Reproduce the listing below exactly, minus its pictures.

## GIVEN INFORMATION
** begin **

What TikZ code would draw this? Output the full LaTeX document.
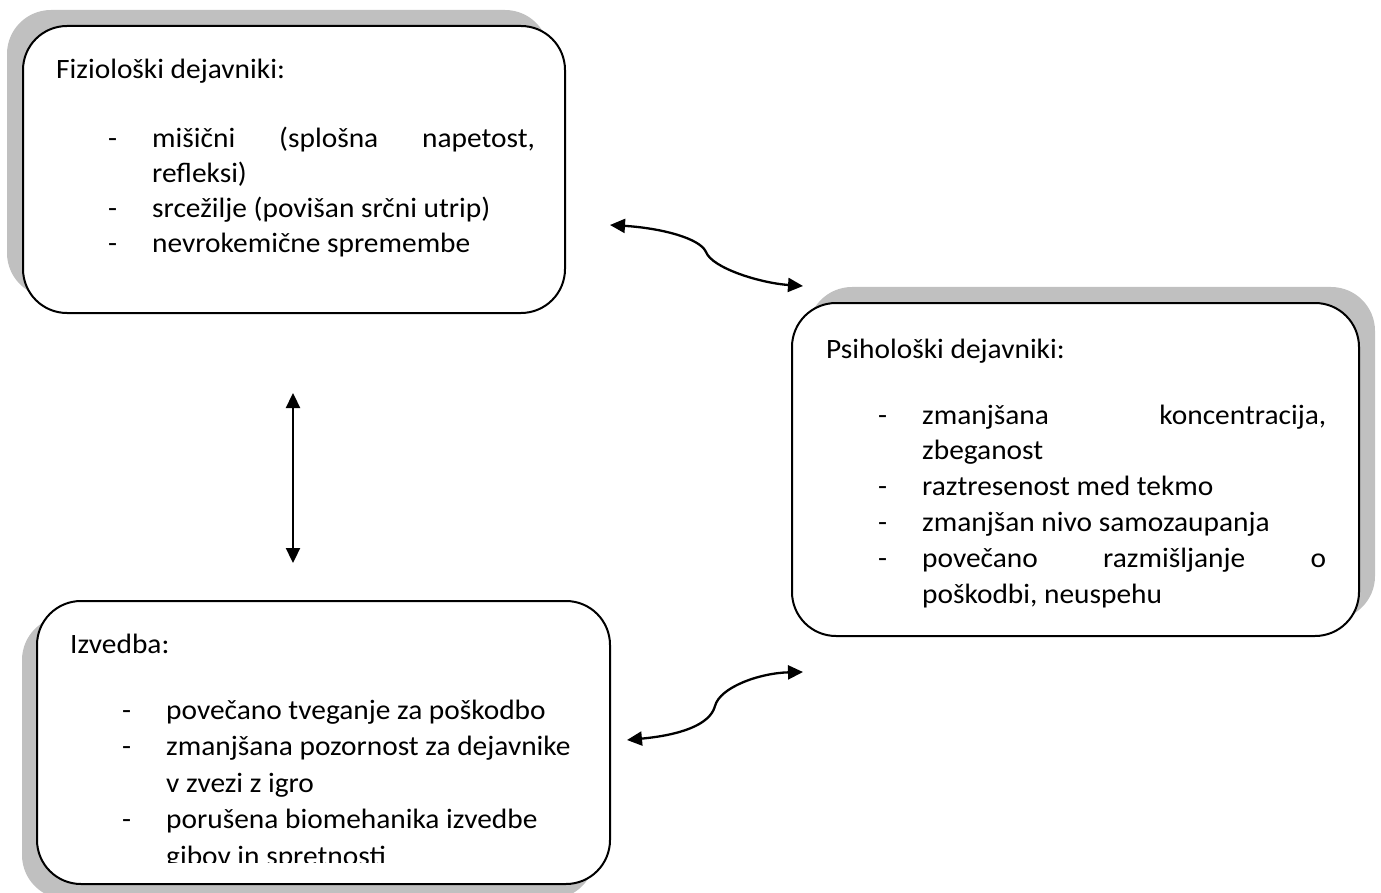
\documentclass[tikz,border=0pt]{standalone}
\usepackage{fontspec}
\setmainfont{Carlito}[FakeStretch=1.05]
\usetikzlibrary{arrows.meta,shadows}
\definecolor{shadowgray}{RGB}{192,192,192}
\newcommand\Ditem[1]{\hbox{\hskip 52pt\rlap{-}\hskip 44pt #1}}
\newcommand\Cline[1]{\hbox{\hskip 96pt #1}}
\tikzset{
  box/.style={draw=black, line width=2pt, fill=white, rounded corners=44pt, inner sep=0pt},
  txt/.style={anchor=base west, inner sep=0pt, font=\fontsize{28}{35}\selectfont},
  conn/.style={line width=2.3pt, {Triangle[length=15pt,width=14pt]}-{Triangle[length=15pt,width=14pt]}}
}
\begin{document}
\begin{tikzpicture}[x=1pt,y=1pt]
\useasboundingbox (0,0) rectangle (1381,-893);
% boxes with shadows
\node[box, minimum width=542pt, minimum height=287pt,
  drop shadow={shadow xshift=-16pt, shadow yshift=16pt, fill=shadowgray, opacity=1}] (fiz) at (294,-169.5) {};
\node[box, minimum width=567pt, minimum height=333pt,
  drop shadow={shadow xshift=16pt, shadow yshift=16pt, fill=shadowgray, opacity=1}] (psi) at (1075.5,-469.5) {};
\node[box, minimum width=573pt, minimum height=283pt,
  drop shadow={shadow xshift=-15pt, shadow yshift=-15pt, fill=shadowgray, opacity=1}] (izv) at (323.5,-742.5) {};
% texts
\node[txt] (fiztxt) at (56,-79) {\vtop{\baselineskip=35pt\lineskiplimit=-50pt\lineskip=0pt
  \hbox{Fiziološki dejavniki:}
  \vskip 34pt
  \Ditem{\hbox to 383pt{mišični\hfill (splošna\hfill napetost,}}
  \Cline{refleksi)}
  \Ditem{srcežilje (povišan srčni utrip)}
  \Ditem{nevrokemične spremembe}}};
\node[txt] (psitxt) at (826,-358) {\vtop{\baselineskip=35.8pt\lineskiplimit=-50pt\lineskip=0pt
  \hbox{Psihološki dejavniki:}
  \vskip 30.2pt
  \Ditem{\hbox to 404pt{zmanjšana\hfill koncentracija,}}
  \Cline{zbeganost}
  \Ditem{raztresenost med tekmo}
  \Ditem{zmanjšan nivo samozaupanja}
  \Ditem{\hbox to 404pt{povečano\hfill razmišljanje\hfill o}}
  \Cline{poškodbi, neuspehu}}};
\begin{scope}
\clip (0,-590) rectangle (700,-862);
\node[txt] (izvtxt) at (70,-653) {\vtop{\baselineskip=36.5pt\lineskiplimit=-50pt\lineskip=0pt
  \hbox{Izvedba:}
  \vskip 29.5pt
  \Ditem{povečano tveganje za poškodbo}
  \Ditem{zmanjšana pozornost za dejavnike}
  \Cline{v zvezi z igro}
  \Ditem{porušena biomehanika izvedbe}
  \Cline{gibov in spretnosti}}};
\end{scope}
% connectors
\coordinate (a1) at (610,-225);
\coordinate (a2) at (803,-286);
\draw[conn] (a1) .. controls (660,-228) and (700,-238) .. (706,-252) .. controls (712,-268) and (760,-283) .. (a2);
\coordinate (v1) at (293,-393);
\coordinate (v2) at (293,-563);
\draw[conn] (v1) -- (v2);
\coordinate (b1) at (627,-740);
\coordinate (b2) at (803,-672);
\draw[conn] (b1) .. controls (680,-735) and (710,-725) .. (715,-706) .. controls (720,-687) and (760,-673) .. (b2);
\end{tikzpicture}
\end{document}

** end **

## TASK OUTPUT
What TikZ code would draw this? Output the full LaTeX document.
\documentclass[tikz,border=0pt]{standalone}
\usepackage{fontspec}
\setmainfont{Carlito}[FakeStretch=1.05]
\usetikzlibrary{arrows.meta,shadows}
\definecolor{shadowgray}{RGB}{192,192,192}
\newcommand\Ditem[1]{\hbox{\hskip 52pt\rlap{-}\hskip 44pt #1}}
\newcommand\Cline[1]{\hbox{\hskip 96pt #1}}
\tikzset{
  box/.style={draw=black, line width=2pt, fill=white, rounded corners=44pt, inner sep=0pt},
  txt/.style={anchor=base west, inner sep=0pt, font=\fontsize{28}{35}\selectfont},
  conn/.style={line width=2.3pt, {Triangle[length=15pt,width=14pt]}-{Triangle[length=15pt,width=14pt]}}
}
\begin{document}
\begin{tikzpicture}[x=1pt,y=1pt]
\useasboundingbox (0,0) rectangle (1381,-893);
% boxes with shadows
\node[box, minimum width=542pt, minimum height=287pt,
  drop shadow={shadow xshift=-16pt, shadow yshift=16pt, fill=shadowgray, opacity=1}] (fiz) at (294,-169.5) {};
\node[box, minimum width=567pt, minimum height=333pt,
  drop shadow={shadow xshift=16pt, shadow yshift=16pt, fill=shadowgray, opacity=1}] (psi) at (1075.5,-469.5) {};
\node[box, minimum width=573pt, minimum height=283pt,
  drop shadow={shadow xshift=-15pt, shadow yshift=-15pt, fill=shadowgray, opacity=1}] (izv) at (323.5,-742.5) {};
% texts
\node[txt] (fiztxt) at (56,-79) {\vtop{\baselineskip=35pt\lineskiplimit=-50pt\lineskip=0pt
  \hbox{Fiziološki dejavniki:}
  \vskip 34pt
  \Ditem{\hbox to 383pt{mišični\hfill (splošna\hfill napetost,}}
  \Cline{refleksi)}
  \Ditem{srcežilje (povišan srčni utrip)}
  \Ditem{nevrokemične spremembe}}};
\node[txt] (psitxt) at (826,-358) {\vtop{\baselineskip=35.8pt\lineskiplimit=-50pt\lineskip=0pt
  \hbox{Psihološki dejavniki:}
  \vskip 30.2pt
  \Ditem{\hbox to 404pt{zmanjšana\hfill koncentracija,}}
  \Cline{zbeganost}
  \Ditem{raztresenost med tekmo}
  \Ditem{zmanjšan nivo samozaupanja}
  \Ditem{\hbox to 404pt{povečano\hfill razmišljanje\hfill o}}
  \Cline{poškodbi, neuspehu}}};
\begin{scope}
\clip (0,-590) rectangle (700,-862);
\node[txt] (izvtxt) at (70,-653) {\vtop{\baselineskip=36.5pt\lineskiplimit=-50pt\lineskip=0pt
  \hbox{Izvedba:}
  \vskip 29.5pt
  \Ditem{povečano tveganje za poškodbo}
  \Ditem{zmanjšana pozornost za dejavnike}
  \Cline{v zvezi z igro}
  \Ditem{porušena biomehanika izvedbe}
  \Cline{gibov in spretnosti}}};
\end{scope}
% connectors
\coordinate (a1) at (610,-225);
\coordinate (a2) at (803,-286);
\draw[conn] (a1) .. controls (660,-228) and (700,-238) .. (706,-252) .. controls (712,-268) and (760,-283) .. (a2);
\coordinate (v1) at (293,-393);
\coordinate (v2) at (293,-563);
\draw[conn] (v1) -- (v2);
\coordinate (b1) at (627,-740);
\coordinate (b2) at (803,-672);
\draw[conn] (b1) .. controls (680,-735) and (710,-725) .. (715,-706) .. controls (720,-687) and (760,-673) .. (b2);
\end{tikzpicture}
\end{document}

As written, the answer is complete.